Written instruction = Retype these lines and no others: the line holding "What Altair code", the line holding "import pandas as pd", and all lines between them. Pictures stay out.

Provided records =

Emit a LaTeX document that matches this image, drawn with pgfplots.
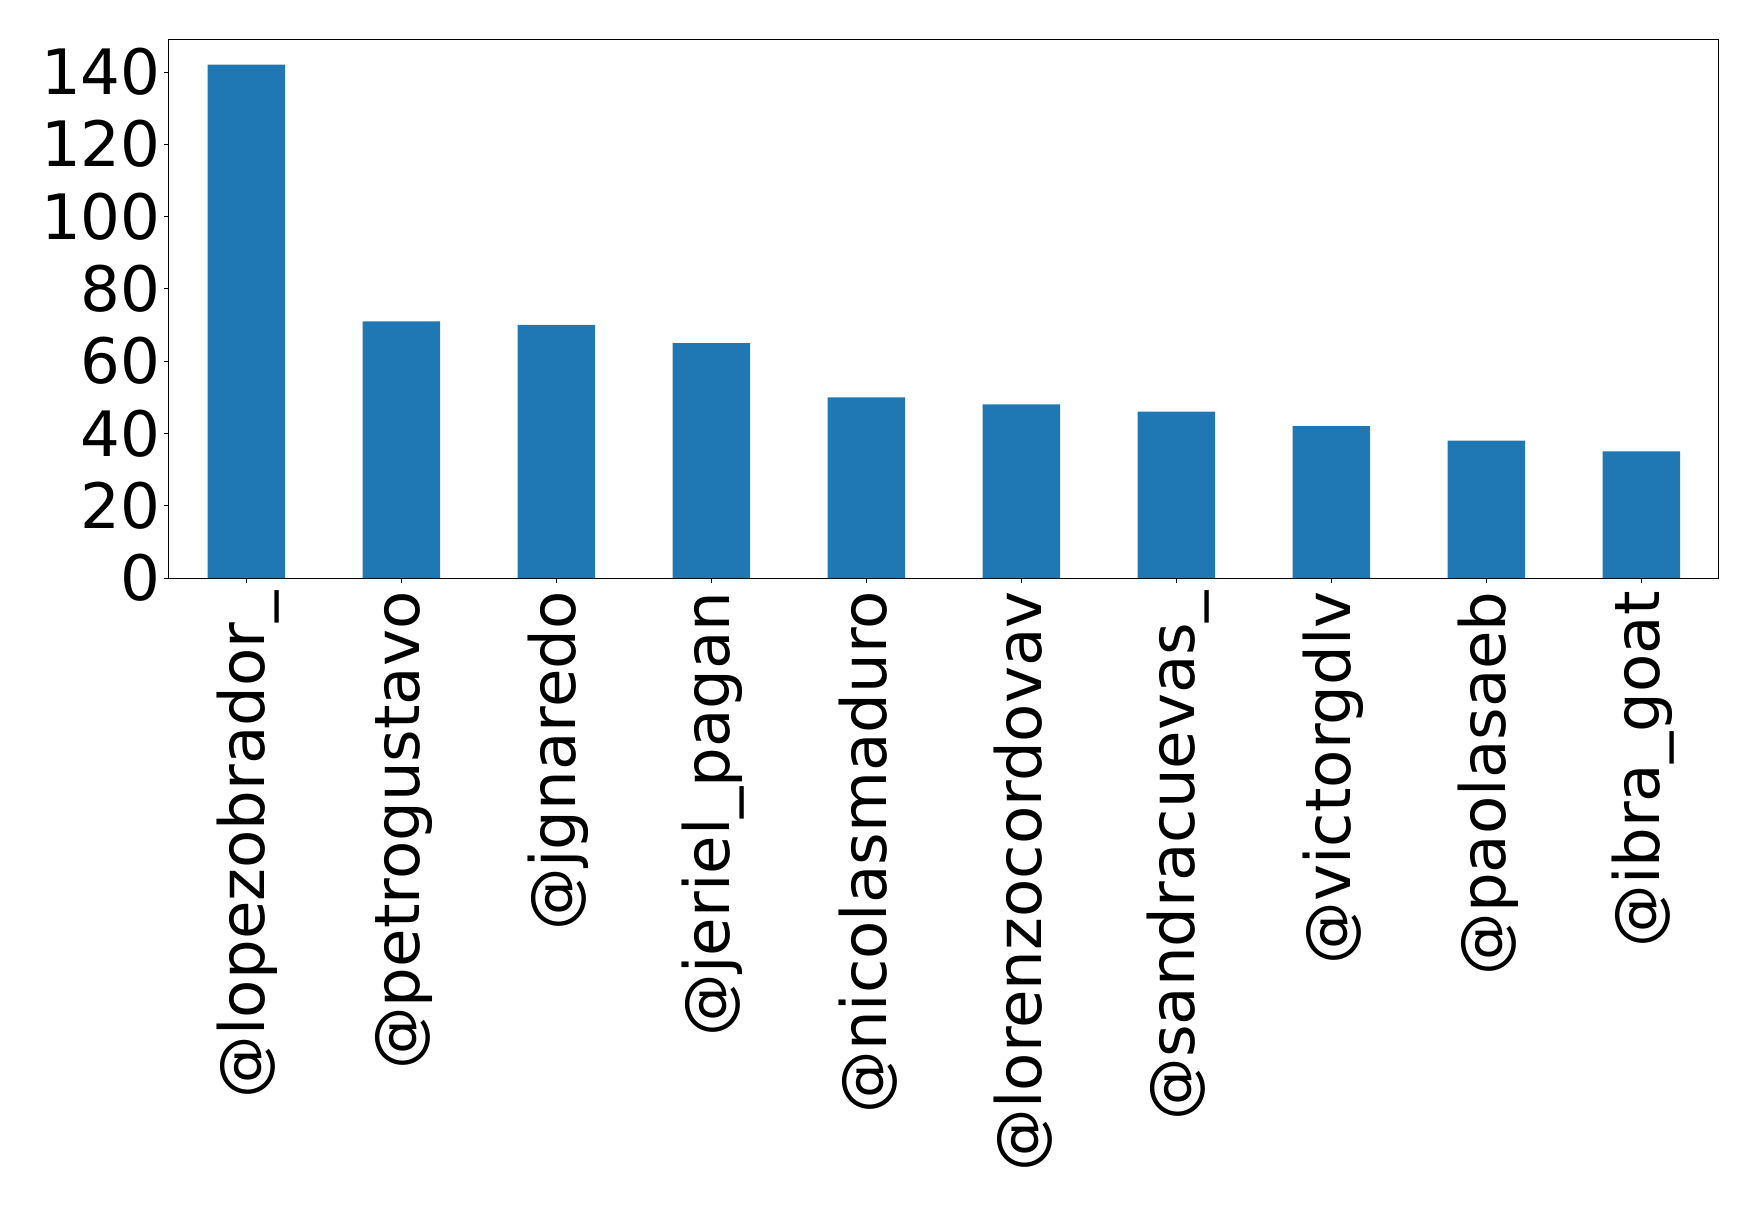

--

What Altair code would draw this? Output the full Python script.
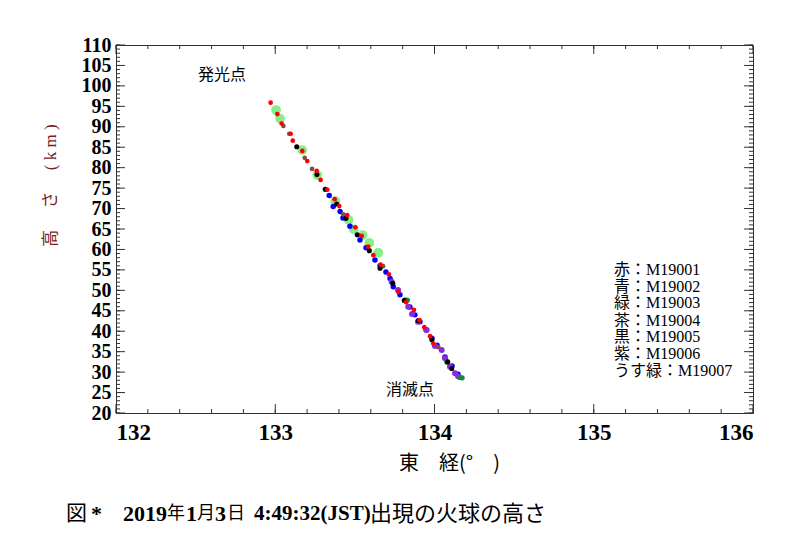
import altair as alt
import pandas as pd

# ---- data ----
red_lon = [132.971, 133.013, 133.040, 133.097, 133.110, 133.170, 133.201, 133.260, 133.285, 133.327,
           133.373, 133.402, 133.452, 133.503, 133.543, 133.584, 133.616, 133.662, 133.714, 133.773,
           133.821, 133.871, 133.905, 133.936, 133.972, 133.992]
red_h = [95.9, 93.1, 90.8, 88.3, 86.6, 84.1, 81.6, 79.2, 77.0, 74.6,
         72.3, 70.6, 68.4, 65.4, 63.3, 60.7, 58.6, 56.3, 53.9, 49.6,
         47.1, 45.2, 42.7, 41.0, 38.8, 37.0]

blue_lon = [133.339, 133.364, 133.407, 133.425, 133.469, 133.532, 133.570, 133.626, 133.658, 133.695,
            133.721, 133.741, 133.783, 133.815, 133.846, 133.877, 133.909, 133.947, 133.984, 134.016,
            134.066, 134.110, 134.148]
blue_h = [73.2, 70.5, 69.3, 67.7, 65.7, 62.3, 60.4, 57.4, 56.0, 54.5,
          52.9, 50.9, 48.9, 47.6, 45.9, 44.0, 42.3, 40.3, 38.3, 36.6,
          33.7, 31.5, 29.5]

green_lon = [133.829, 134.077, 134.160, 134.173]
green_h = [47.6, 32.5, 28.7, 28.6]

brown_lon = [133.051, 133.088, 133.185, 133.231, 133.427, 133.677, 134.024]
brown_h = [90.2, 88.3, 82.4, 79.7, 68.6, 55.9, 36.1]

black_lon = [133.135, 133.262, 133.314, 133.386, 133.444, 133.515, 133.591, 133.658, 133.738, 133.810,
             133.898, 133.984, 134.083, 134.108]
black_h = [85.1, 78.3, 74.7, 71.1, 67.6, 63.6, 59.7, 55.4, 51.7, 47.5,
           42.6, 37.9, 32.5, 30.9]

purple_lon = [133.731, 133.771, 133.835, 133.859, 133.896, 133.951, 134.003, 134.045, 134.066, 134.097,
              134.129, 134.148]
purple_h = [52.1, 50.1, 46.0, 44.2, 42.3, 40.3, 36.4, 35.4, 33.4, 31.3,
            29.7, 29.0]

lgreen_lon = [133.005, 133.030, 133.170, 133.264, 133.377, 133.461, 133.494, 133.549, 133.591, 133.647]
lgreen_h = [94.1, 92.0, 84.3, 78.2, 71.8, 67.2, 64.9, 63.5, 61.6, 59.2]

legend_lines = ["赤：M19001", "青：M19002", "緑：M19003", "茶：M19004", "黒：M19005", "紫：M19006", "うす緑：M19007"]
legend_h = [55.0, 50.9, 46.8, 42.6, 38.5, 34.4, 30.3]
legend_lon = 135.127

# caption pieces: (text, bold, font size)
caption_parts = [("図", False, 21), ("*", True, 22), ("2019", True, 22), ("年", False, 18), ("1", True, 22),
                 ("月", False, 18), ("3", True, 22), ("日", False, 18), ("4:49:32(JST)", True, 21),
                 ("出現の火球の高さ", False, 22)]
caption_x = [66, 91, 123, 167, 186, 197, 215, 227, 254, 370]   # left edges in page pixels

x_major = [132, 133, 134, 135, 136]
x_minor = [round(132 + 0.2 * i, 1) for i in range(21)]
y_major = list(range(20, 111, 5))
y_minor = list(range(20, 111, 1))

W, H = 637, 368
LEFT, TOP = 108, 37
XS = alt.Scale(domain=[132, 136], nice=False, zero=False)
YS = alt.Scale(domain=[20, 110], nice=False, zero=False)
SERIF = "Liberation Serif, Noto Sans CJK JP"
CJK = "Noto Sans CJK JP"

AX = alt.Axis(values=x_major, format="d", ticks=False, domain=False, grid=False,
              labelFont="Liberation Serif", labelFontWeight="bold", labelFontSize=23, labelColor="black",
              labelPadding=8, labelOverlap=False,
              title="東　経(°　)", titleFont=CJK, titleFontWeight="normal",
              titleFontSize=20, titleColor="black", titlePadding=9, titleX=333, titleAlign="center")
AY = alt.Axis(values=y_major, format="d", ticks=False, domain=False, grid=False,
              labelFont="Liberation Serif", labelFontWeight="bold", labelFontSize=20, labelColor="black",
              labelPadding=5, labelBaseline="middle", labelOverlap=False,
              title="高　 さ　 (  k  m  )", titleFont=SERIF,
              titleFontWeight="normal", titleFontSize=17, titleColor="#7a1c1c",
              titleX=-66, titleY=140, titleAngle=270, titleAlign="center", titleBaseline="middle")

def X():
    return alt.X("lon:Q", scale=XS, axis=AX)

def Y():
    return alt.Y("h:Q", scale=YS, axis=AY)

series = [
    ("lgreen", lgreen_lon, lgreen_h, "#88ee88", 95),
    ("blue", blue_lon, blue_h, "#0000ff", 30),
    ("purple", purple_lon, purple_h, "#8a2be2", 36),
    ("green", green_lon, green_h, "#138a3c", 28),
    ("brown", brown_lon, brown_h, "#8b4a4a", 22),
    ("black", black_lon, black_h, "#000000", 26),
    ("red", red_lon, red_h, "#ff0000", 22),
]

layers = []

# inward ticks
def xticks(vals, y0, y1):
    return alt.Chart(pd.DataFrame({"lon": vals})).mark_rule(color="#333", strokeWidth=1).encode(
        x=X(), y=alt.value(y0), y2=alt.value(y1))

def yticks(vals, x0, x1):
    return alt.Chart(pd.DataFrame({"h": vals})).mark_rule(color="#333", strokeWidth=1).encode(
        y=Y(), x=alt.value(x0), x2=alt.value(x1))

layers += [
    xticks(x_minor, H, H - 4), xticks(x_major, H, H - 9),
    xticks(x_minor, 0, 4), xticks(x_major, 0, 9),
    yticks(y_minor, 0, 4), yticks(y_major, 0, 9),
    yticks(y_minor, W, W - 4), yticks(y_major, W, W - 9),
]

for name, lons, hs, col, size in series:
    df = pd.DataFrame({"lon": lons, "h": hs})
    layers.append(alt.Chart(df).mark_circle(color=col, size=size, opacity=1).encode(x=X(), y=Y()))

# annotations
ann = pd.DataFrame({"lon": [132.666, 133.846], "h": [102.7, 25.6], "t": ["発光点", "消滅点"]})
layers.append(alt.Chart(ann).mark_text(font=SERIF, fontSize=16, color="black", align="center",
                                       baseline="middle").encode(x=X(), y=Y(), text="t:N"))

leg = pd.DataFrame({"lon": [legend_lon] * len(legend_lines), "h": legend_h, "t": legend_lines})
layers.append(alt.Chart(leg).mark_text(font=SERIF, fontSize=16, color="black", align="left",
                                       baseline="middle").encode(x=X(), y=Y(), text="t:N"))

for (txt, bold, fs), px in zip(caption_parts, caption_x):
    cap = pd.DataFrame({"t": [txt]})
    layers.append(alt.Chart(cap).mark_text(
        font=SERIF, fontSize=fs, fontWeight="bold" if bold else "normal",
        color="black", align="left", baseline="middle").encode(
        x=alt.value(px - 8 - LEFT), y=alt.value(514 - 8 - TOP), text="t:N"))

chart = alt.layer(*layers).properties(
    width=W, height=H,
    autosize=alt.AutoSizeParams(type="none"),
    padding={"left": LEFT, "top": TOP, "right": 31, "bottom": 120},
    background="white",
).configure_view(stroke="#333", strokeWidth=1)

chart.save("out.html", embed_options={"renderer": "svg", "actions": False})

Completed task =
What Altair code would draw this? Output the full Python script.
import altair as alt
import pandas as pd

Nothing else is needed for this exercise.